Unfortunately, Cochran passed away only a week after the argument, and the justices decided against Cole and Cochran 7-2, writing in the opinion that with Cochran’s passing the judgment became moot.
“Going in I was told I was going to lose 9-0, so I will take my 7-2,” Cole says. “And if Johnnie hadn’t died, I think I would have won this thing, but I don’t know and we, unfortunately, will never know.”
Helping Holocaust Victims
“I don’t know what the statistics are, but I think when the Supreme Court takes a case, it is more often than not because they don’t agree with the court of appeals,” Frank Kaplan says. “There is always that risk.”
Which is why Kaplan suspected that he was fighting an uphill battle. He had won in the 9th Circuit Court of Appeals representing the state of California against insurance companies. California had adopted a statute demanding that insurance companies disclose the names of the Holocaust victims who may have held claims. Since many Holocaust survivors were children, they had no knowledge of their family’s insurance policies, and many claims went uncollected.
Once the sides were drawn, it was the insurance companies backed by the U.S., Swiss and German governments, versus Kaplan and 51 members of Congress, 13 states and Bet Tzedek, which provides free legal services to seniors. Kaplan began preparing and, though he felt good with the argument, he was not optimistic about the outcome.
“The press reports we read seemed to lean toward their side,” Kaplan says. “Since [the Supreme Court reporters] watch so many cases, I figured they would have a good idea of how it would go.”
Despite countless hours of preparation, the decision came out against Kaplan, but he says there were a few positive aspects to the judgment.
“It was much easier that it was 5-4,” Kaplan says, adding that the four who decided for him included the two most conservative and two most liberal justices. “It taught me that we had made some convincing points and we had convinced some of the smartest people on the planet that we were correct.”
And Kaplan’s team was still able to help many of the survivors who never saw a penny of their relatives’ claims. During the arguments, the insurance companies had to bend over backward to prove to the court that they had planned to release the names all along, and that the statute wasn’t necessary.

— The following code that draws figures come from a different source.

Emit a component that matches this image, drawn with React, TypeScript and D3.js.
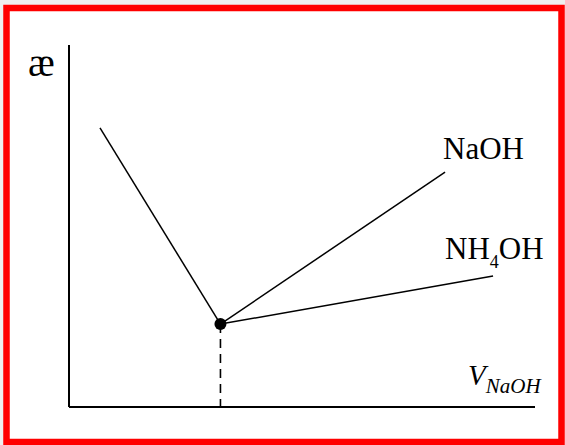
import React from "react";
import * as d3 from "d3";

// Conductometric titration curve: conductivity (æ) vs volume of NaOH
const W = 565;
const H = 445;

// Descending branch then two alternative ascending branches after the equivalence point
const startPoint = { v: 6.65, k: 77.1 };
const equivalence = { v: 32.5, k: 22.9 };
const branchNames = ["NaOH", "NH4OH"];
const branchEnds = [
  { v: 80.7, k: 64.9 },
  { v: 91.0, k: 36.2 },
];

const x = d3.scaleLinear().domain([0, 100]).range([69, 535]);
const y = d3.scaleLinear().domain([0, 100]).range([407, 45]);

const line = d3
  .line<{ v: number; k: number }>()
  .x((d) => x(d.v))
  .y((d) => y(d.k));

export default function App() {
  const font = "'Liberation Serif', 'Times New Roman', serif";
  return (
    <svg
      width={W}
      height={H}
      style={{ position: "fixed", left: 0, top: 0, background: "#efefef" }}
    >
      <rect x={6.5} y={8} width={555} height={434} fill="#fff" stroke="#ff0000" strokeWidth={6.5} />

      {/* axes */}
      <line x1={x(0)} y1={y(100)} x2={x(0)} y2={y(0)} stroke="#000" strokeWidth={2} />
      <line x1={x(0)} y1={y(0)} x2={x(100)} y2={y(0)} stroke="#000" strokeWidth={2} />

      {/* titration curve */}
      <path d={line([startPoint, equivalence]) ?? ""} fill="none" stroke="#000" strokeWidth={1.5} />
      {branchEnds.map((e, i) => (
        <path key={i} d={line([equivalence, e]) ?? ""} fill="none" stroke="#000" strokeWidth={1.5} />
      ))}

      {/* equivalence point drop line */}
      <line
        x1={x(equivalence.v)}
        y1={y(equivalence.k)}
        x2={x(equivalence.v)}
        y2={y(0)}
        stroke="#000"
        strokeWidth={1.6}
        strokeDasharray="9,6"
      />
      <circle cx={x(equivalence.v)} cy={y(equivalence.k)} r={6} fill="#000" />

      {/* labels */}
      <text x={28} y={76} fontFamily={font} fontSize={40}>æ</text>
      <text x={443} y={159} fontFamily={font} fontSize={31}>{branchNames[0]}</text>
      <text x={445} y={259} fontFamily={font} fontSize={31}>
        NH<tspan fontSize={18} dy={9}>4</tspan>
        <tspan dy={-9}>OH</tspan>
      </text>
      <text x={468} y={385} fontFamily={font} fontSize={29} fontStyle="italic">
        V<tspan fontSize={21} dy={8}>NaOH</tspan>
      </text>
    </svg>
  );
}
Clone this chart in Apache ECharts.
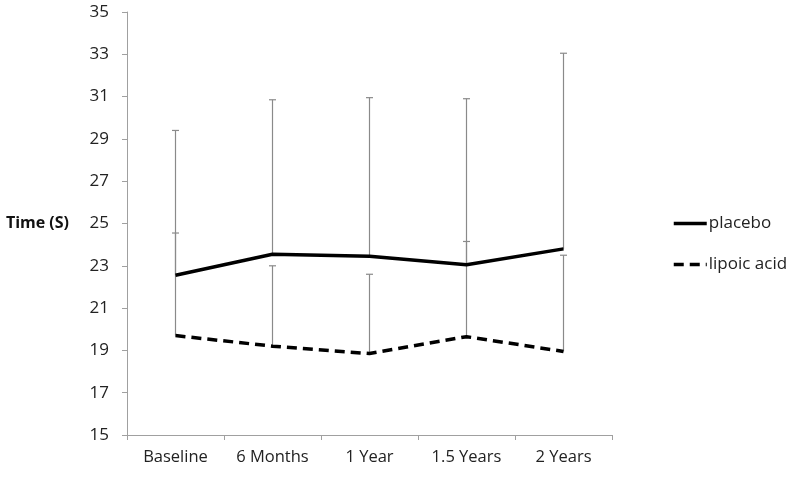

“I think the insurance companies disclosed a lot more information than they would have as a result of the case going so far,” Kaplan says. “It ultimately benefited a lot of people.”
The Kindest Justice
The key to a Supreme Court argument is “preparation, preparation, preparation,” says Paul Hoffman, who has appeared in front of the court in some capacity more than 20 times—many of the cases dealing with the complex issues of international and constitutional law.
But no matter how many times you appear before the justices, Hoffman says, your first time will always stick out from the rest.
“The first time what you are really worried about is making a horrific mistake and the earth just opening up underneath you and swallowing you into lava or something,” Hoffman says. His own first experience was made more terrifying because he was arguing against Ken Starr.
“I was more relaxed by the second argument,” he says. “You get more a sense for the dynamic of the court and realize the justices are asking questions as much for themselves as they are for you. And you get a sense of the importance of moral advocacy at that level, and it actually gets more enjoyable.”
Some of the justices seem to add to the amiable atmosphere of the court more than others.
“Justice [John Paul] Stevens is always so kind to the advocates,” Hoffman says. “If all the judges were like him, it would be a pretty pleasant experience.”
Chief Justice Rehnquist, on the other hand, referred to one of the arguing attorneys in a case before his as the “singularly most unprepared lawyer” that had ever appeared before the court.
“After I saw that, I really expected lightning bolts to come down on me,” Hoffman says.
Fortunately Hoffman did not suffer the same fate as the berated barrister. He admits that it gets easier and says there is no better experience for any attorney.
“There is nothing I have done in law better than arguing up there,” he says.